Entries from a dataset
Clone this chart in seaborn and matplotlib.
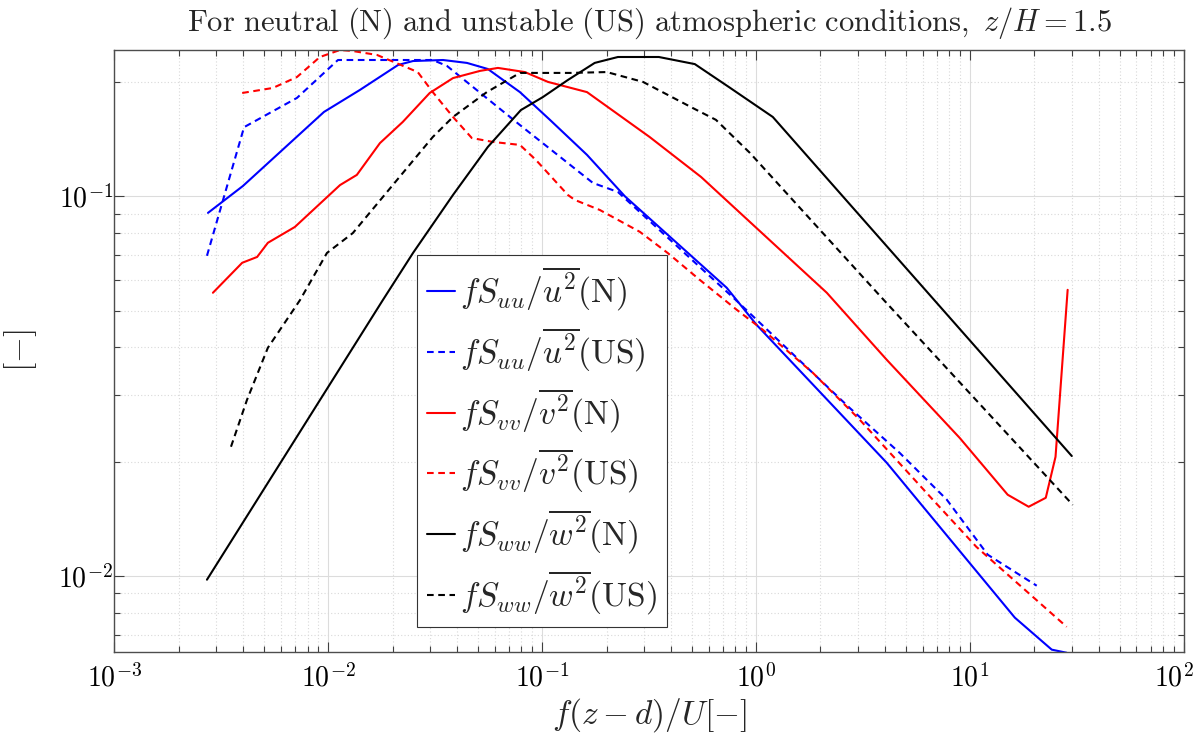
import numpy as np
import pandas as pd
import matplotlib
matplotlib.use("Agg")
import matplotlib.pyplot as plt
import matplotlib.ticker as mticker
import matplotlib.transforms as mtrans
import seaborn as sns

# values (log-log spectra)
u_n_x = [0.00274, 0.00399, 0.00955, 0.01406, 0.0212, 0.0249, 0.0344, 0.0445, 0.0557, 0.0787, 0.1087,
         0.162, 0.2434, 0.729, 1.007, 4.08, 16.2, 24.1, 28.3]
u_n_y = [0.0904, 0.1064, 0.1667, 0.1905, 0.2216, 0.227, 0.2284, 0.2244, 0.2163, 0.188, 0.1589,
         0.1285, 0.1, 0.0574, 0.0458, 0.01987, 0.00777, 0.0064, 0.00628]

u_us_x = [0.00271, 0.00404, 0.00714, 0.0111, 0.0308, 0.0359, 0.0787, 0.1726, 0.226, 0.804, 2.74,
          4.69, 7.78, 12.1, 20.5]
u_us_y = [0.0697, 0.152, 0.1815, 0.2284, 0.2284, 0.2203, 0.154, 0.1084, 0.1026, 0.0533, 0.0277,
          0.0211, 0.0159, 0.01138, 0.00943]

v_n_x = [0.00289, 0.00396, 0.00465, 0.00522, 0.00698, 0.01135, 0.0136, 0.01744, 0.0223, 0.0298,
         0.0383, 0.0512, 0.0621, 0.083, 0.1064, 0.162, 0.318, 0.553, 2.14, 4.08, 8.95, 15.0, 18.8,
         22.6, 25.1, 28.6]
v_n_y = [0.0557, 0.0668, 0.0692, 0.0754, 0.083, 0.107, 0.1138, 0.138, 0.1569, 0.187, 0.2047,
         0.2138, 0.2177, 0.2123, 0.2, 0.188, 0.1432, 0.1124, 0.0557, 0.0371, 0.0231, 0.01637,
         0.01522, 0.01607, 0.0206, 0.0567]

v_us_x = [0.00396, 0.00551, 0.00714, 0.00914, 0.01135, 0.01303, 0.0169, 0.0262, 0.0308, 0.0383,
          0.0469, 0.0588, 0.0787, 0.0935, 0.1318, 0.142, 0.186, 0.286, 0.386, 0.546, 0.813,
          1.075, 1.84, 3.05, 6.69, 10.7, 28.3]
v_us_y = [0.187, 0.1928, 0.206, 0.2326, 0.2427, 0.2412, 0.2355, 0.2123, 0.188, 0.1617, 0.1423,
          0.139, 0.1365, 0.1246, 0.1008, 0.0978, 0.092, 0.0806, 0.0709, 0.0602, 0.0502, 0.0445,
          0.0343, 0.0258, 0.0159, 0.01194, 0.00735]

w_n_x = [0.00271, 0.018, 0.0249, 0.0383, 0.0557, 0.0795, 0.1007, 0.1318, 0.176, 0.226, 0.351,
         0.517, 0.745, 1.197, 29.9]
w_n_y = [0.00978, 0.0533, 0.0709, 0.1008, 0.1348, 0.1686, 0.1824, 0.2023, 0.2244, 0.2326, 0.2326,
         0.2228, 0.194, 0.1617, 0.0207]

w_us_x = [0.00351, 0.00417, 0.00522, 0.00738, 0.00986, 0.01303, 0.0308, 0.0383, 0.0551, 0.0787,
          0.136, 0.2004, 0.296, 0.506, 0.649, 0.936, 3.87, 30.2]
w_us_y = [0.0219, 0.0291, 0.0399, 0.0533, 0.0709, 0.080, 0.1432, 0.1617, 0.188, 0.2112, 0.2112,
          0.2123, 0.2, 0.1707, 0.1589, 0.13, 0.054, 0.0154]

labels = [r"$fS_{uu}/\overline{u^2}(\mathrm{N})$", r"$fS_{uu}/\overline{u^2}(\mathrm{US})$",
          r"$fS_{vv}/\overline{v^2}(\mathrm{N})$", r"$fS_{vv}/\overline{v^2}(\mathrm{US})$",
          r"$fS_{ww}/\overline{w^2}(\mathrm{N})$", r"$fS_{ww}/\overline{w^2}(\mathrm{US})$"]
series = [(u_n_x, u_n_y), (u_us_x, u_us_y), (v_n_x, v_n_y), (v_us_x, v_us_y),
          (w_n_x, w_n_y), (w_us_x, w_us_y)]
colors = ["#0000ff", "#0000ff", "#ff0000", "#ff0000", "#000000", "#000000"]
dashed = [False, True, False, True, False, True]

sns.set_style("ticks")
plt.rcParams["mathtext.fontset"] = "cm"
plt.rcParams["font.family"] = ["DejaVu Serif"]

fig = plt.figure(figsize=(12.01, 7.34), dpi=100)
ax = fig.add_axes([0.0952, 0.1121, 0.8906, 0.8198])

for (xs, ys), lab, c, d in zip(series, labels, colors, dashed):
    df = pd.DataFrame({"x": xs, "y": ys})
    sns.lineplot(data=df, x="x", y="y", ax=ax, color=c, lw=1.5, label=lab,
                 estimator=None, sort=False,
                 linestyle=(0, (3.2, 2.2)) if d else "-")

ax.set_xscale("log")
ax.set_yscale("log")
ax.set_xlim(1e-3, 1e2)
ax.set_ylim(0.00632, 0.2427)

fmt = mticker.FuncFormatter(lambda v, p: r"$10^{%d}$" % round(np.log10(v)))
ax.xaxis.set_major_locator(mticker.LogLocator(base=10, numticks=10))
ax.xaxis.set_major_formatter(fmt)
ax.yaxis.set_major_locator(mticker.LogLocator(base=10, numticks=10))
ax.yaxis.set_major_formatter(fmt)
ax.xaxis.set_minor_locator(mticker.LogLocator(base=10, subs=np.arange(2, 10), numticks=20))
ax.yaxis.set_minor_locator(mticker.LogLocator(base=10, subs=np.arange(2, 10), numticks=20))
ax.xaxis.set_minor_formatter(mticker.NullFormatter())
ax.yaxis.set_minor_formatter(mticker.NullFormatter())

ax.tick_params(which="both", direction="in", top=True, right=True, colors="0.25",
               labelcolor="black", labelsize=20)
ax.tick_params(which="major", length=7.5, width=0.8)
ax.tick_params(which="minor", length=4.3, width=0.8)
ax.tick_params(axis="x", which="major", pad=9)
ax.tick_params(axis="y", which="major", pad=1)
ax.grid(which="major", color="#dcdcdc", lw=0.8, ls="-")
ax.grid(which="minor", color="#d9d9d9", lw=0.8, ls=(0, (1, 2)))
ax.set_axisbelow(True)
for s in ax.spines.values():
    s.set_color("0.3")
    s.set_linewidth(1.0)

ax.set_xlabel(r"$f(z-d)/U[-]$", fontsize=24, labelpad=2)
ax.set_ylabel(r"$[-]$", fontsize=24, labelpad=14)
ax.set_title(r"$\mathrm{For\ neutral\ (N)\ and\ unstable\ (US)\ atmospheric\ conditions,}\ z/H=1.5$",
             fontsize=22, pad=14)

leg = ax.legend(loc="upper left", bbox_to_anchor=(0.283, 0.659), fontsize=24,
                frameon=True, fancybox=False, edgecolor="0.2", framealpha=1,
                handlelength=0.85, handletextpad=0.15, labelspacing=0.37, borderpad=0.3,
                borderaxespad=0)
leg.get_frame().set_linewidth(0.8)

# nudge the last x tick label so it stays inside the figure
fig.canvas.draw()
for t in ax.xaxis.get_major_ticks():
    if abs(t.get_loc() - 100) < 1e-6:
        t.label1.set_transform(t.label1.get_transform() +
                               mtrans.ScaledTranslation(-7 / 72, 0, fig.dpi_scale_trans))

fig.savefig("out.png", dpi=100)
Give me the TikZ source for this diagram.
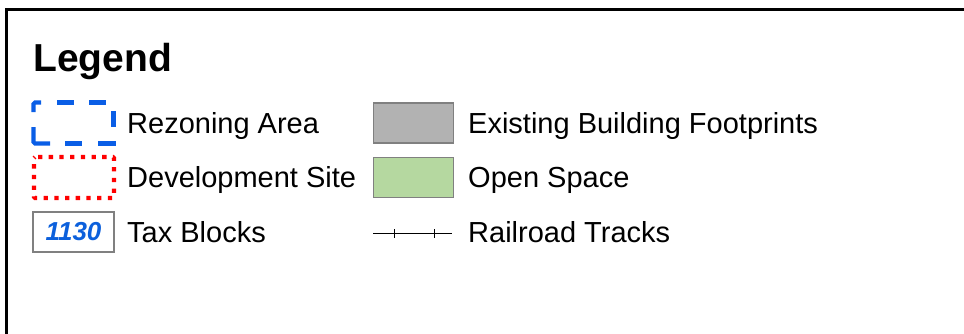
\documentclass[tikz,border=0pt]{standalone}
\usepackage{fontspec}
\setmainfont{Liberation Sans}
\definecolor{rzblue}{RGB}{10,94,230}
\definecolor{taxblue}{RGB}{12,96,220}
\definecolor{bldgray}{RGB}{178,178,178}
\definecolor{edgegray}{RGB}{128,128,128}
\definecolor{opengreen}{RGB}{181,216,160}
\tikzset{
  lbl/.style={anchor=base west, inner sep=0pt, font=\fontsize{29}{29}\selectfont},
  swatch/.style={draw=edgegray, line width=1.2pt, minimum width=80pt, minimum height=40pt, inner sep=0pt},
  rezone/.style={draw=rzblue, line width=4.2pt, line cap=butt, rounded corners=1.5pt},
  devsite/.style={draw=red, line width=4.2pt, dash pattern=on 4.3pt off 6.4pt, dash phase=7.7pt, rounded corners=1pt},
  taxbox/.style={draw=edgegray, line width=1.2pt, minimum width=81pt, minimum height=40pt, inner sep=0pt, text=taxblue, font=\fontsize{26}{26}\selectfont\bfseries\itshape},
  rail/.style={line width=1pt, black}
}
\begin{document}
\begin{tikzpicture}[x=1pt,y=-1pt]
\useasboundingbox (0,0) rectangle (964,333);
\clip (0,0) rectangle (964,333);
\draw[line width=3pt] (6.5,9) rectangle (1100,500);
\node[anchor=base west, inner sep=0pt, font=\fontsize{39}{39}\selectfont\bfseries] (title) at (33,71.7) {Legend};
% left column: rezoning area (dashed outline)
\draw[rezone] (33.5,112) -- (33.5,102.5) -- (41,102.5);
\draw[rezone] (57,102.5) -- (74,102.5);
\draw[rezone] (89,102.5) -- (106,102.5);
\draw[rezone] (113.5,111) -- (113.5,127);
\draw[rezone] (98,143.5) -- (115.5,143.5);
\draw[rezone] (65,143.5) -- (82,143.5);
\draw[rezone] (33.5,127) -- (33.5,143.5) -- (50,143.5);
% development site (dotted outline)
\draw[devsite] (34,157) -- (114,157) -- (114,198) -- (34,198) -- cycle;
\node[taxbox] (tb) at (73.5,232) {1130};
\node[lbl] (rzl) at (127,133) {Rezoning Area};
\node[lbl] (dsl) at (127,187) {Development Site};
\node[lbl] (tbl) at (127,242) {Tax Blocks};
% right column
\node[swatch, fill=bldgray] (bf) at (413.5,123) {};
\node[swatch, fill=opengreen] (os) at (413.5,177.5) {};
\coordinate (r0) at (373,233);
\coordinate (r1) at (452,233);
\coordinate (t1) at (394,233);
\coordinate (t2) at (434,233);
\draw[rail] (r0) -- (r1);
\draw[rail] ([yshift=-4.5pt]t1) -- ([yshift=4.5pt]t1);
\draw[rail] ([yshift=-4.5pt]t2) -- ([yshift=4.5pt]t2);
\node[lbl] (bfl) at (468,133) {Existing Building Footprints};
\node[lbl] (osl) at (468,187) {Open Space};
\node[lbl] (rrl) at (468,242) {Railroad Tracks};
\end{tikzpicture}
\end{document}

◆ Given task ◆
Filter the entries and copy out every line with the word "this".

◆ The completed task ◆
Clone this chart in seaborn and matplotlib.
Give me the TikZ source for this diagram.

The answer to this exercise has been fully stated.